En premier lieu, le ministère indique que le système proposé ne permettra pas de modifier les données brutes. Cet élément, combiné à la ségrégation matérielle et logique du traitement de gestion des traces et à la mise en œuvre d'une prise d'empreinte conservée tout au long du cycle de vie de la donnée, permettra d'assurer l'intégrité des données.
En deuxième lieu, la Commission accueille favorablement le fait que le ministère ait mis en œuvre une authentification conforme à sa délibération n° 2022-100 du 21 juillet 2022 portant adoption d'une recommandation relative aux mots de passe et autres secrets partagés, en rendant obligatoire une authentification à double facteur avec carte à puce et mot de passe.
En troisième lieu, les données stockées et les communications seront chiffrées avec des algorithmes et des procédures de gestion de clés conformes à l'annexe B1 du référentiel général de sécurité.
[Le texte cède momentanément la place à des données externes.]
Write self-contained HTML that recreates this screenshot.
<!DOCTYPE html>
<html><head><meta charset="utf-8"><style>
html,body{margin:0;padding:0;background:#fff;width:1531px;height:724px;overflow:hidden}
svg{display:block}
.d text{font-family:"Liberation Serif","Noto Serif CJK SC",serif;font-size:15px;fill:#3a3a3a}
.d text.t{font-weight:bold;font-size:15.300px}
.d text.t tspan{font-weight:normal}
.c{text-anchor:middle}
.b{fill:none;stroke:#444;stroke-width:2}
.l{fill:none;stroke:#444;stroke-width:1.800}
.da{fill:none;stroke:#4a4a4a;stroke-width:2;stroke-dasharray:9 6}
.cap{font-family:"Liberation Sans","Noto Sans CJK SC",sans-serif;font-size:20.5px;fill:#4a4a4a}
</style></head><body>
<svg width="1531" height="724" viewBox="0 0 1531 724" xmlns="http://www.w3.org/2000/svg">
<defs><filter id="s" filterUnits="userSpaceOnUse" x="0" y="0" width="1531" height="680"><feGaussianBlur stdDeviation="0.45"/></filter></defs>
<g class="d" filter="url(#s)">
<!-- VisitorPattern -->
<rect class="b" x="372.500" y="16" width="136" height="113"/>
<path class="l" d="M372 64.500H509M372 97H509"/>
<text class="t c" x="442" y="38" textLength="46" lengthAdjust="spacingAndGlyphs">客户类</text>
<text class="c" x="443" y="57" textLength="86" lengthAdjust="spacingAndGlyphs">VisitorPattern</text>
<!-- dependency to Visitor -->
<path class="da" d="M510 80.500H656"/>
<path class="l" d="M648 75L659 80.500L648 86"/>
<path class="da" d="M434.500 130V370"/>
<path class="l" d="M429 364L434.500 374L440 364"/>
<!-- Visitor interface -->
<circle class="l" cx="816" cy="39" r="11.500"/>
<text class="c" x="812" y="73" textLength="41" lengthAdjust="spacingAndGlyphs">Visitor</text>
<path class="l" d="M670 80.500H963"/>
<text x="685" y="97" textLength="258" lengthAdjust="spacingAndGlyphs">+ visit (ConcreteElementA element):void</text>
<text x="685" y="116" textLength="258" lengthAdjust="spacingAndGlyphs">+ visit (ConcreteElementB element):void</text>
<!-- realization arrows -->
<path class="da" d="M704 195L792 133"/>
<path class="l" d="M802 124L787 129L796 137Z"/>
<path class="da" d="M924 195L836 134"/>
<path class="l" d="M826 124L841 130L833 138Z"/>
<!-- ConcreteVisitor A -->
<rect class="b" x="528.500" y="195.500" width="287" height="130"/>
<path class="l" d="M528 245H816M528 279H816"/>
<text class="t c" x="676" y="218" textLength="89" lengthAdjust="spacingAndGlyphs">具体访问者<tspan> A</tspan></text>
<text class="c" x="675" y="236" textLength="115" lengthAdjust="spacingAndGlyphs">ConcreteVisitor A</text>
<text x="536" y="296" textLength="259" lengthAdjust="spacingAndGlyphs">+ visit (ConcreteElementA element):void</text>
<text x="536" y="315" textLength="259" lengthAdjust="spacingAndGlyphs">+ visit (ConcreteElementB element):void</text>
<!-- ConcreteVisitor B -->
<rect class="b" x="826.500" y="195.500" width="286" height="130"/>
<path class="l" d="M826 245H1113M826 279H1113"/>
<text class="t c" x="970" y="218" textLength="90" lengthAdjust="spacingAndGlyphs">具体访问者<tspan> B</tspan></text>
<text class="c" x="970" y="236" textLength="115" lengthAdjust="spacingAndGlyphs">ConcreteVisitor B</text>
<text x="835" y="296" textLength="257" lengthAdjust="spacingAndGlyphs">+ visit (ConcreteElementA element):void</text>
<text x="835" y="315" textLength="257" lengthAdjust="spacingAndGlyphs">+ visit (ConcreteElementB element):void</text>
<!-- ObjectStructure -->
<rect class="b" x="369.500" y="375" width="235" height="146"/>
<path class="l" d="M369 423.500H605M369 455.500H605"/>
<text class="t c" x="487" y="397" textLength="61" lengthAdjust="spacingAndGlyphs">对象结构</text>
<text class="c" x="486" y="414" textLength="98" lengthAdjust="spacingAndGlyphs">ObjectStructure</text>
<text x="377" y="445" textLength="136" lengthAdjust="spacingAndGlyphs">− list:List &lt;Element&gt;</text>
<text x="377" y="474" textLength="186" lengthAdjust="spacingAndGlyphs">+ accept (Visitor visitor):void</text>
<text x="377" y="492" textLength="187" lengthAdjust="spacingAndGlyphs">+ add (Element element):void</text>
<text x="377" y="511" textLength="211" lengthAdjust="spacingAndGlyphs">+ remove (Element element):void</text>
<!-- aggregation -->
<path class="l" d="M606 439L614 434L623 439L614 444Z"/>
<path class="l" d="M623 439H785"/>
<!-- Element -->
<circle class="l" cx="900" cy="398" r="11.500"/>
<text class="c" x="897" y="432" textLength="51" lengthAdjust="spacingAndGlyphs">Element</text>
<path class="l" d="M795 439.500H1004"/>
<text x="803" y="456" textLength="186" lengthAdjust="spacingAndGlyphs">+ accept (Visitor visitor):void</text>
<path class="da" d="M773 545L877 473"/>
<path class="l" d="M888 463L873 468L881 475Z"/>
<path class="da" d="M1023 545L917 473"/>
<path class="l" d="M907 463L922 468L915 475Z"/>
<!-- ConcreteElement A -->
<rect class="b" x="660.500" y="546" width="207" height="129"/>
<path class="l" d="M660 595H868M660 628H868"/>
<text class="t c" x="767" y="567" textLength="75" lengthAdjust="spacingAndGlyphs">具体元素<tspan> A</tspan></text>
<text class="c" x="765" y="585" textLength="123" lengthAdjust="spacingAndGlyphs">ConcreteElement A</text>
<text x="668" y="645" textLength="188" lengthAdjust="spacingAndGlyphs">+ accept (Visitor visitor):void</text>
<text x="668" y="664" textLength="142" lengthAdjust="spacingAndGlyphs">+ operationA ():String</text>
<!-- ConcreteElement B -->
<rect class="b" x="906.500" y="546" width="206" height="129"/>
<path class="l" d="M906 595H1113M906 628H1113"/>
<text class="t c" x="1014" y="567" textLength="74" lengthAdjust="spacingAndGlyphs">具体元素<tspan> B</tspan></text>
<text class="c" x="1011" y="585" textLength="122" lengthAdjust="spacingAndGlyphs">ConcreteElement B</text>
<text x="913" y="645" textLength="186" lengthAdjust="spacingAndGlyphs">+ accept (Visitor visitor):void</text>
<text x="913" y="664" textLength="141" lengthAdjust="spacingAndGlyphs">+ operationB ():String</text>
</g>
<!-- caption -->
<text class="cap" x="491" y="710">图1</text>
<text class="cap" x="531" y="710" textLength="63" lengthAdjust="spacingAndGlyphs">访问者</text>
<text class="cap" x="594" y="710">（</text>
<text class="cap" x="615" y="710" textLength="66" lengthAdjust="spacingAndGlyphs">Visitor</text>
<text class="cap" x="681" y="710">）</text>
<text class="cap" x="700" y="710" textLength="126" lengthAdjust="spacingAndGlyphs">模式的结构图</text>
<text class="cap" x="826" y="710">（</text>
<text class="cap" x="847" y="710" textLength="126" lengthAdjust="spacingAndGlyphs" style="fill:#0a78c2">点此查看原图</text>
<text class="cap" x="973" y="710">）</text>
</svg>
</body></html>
En quatrième lieu, la Commission relève que les opérations réalisées sur les traitements de gestion des traces mis en œuvre dans le cadre du présent acte réglementaire unique feront elles-mêmes l'objet d'une journalisation spécifique, et que le texte prévoit que les données associées seront conservées pendant une durée de cinq ans, ce qui n'apparaît pas conforme aux préconisations de la Commission. Sauf à ce que des éléments justifient cette durée et qu'il soit démontré qu'elle permet de faire diminuer un risque résiduel important, la Commission considère cette durée comme disproportionnée. A cet égard, elle prend acte de l'engagement du ministère de réduire cette durée à trois ans.
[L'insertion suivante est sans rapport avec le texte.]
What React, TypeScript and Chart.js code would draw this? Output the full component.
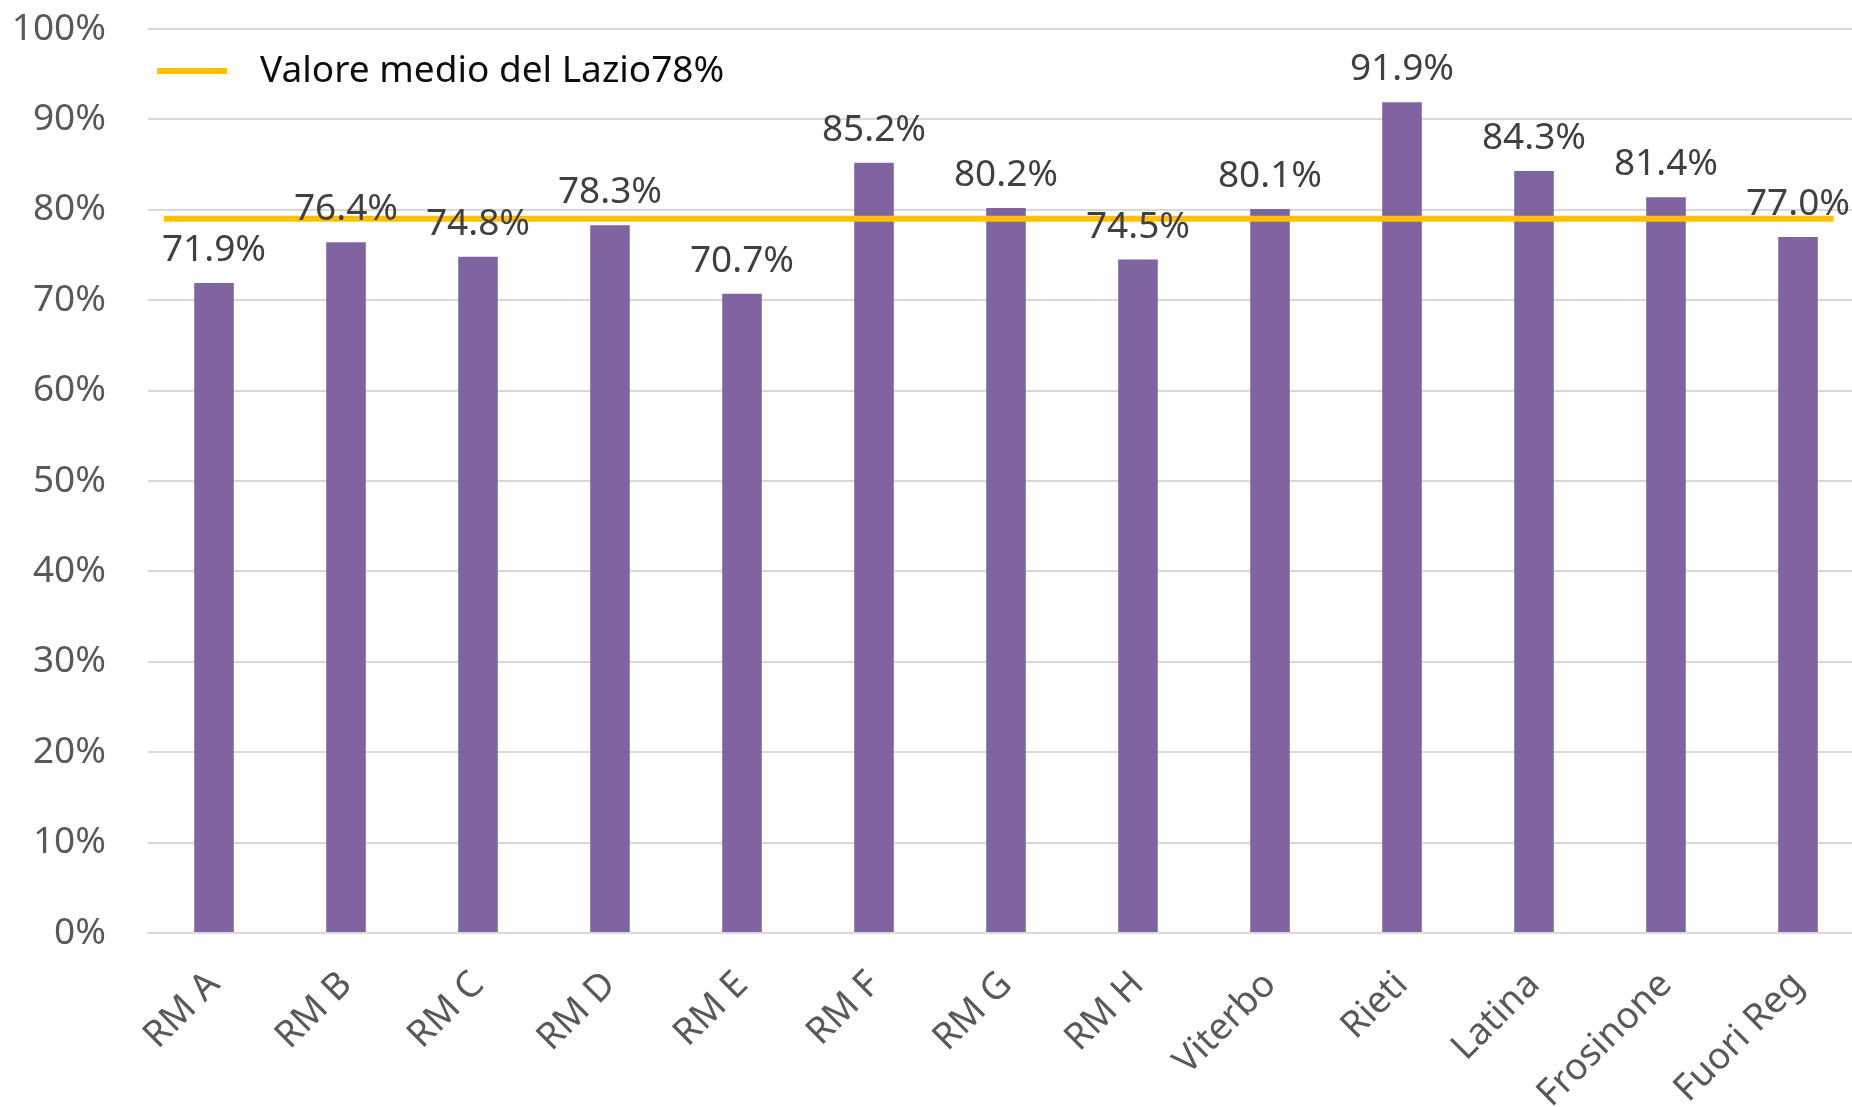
import React, { useEffect, useRef } from "react";
import { Chart, registerables } from "chart.js";

Chart.register(...registerables);

const categories = [
  "RM A", "RM B", "RM C", "RM D", "RM E", "RM F", "RM G",
  "RM H", "Viterbo", "Rieti", "Latina", "Frosinone", "Fuori Reg",
];
const values = [71.9, 76.4, 74.8, 78.3, 70.7, 85.2, 80.2, 74.5, 80.1, 91.9, 84.3, 81.4, 77.0];
const averageLabel = "Valore medio del Lazio78%";
const averageValue = 79;
// extent of the average line, in category-index units
const averageStart = -0.38;
const averageEnd = 12.27;
const yMin = 0;
const yMax = 100;
const yStep = 10;

const FONT = "'Noto Sans', 'Open Sans', sans-serif";
const FONT_SIZE = 37;

const dataLabelsPlugin = {
  id: "dataLabels",
  afterDatasetsDraw(chart: any) {
    const ctx = chart.ctx;
    const meta = chart.getDatasetMeta(0);
    const data = chart.data.datasets[0].data as number[];
    ctx.save();
    ctx.font = `${FONT_SIZE}px ${FONT}`;
    ctx.fillStyle = "#404040";
    ctx.textAlign = "center";
    ctx.textBaseline = "alphabetic";
    meta.data.forEach((el: any, i: number) => {
      ctx.fillText(data[i].toFixed(1) + "%", el.x, el.y - 22);
    });
    ctx.restore();
  },
};

const legendPlugin = {
  id: "insideLegend",
  afterDraw(chart: any) {
    const ctx = chart.ctx;
    const ds = chart.data.datasets[1];
    const { left, top } = chart.chartArea;
    const y = top + 42;
    ctx.save();
    ctx.strokeStyle = ds.borderColor;
    ctx.lineWidth = 6;
    ctx.beginPath();
    ctx.moveTo(left + 9, y);
    ctx.lineTo(left + 79, y);
    ctx.stroke();
    ctx.font = `${FONT_SIZE}px ${FONT}`;
    ctx.fillStyle = "#0d0d0d";
    ctx.textAlign = "left";
    ctx.textBaseline = "middle";
    ctx.fillText(ds.label, left + 112, y);
    ctx.restore();
  },
};

export default function App() {
  const canvasRef = useRef<HTMLCanvasElement | null>(null);

  useEffect(() => {
    const canvas = canvasRef.current;
    if (!canvas) return;
    const chart = new Chart(canvas, {
      type: "bar",
      data: {
        labels: categories,
        datasets: [
          {
            type: "bar",
            label: "Valori",
            data: values,
            backgroundColor: "#8064A2",
            borderWidth: 0,
            grouped: false,
            barPercentage: 0.6,
            categoryPercentage: 0.5,
            order: 2,
          } as any,
          {
            type: "line",
            label: averageLabel,
            data: [
              { x: averageStart, y: averageValue },
              { x: averageEnd, y: averageValue },
            ],
            xAxisID: "x2",
            borderColor: "#FFC000",
            backgroundColor: "#FFC000",
            borderWidth: 6,
            pointRadius: 0,
            fill: false,
            order: 1,
          } as any,
        ],
      },
      options: {
        responsive: false,
        animation: false,
        layout: { padding: { left: 0, right: 6, top: 29, bottom: 0 } },
        plugins: {
          legend: { display: false },
          tooltip: { enabled: false },
        },
        scales: {
          x: {
            type: "category",
            offset: true,
            grid: { display: false, drawTicks: false },
            border: { display: true, color: "#D9D9D9", width: 2 },
            ticks: {
              minRotation: 45,
              maxRotation: 45,
              padding: 30,
              color: "#595959",
              font: { family: FONT, size: FONT_SIZE },
            },
            afterFit(scale: any) {
              scale.height = 174;
            },
          },
          x2: {
            type: "linear",
            display: false,
            min: -0.5,
            max: categories.length - 0.5,
            offset: false,
          },
          y: {
            min: yMin,
            max: yMax,
            ticks: {
              stepSize: yStep,
              padding: 42,
              color: "#595959",
              font: { family: FONT, size: FONT_SIZE },
              callback: (v: any) => `${v}%`,
            },
            grid: { color: "#D9D9D9", lineWidth: 2, drawTicks: false },
            border: { display: false },
            afterFit(scale: any) {
              scale.width = 148;
              scale.paddingTop = 0;
              scale.paddingBottom = 0;
            },
          },
        },
      },
      plugins: [dataLabelsPlugin, legendPlugin],
    });
    return () => chart.destroy();
  }, []);

  return (
    <div
      style={{
        position: "fixed",
        left: 0,
        top: 0,
        width: 1852,
        height: 1107,
        overflow: "hidden",
        background: "#fff",
      }}
    >
      <canvas ref={canvasRef} width={1870} height={1107} style={{ display: "block" }} />
    </div>
  );
}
Par ailleurs, elle recommande que des mesures soient mises en œuvre pour assurer l'intégrité des données de journalisation, notamment en mettant en œuvre une politique d'accès restreint à cette journalisation, différente de celle du traitement principal.
En dernier lieu, la Commission rappelle que l'ensemble des traitements mis en œuvre sur le fondement de cet arrêté devront respecter les mêmes critères en termes de sécurisation des données que ceux présentés à la Commission dans le cadre de sa saisine.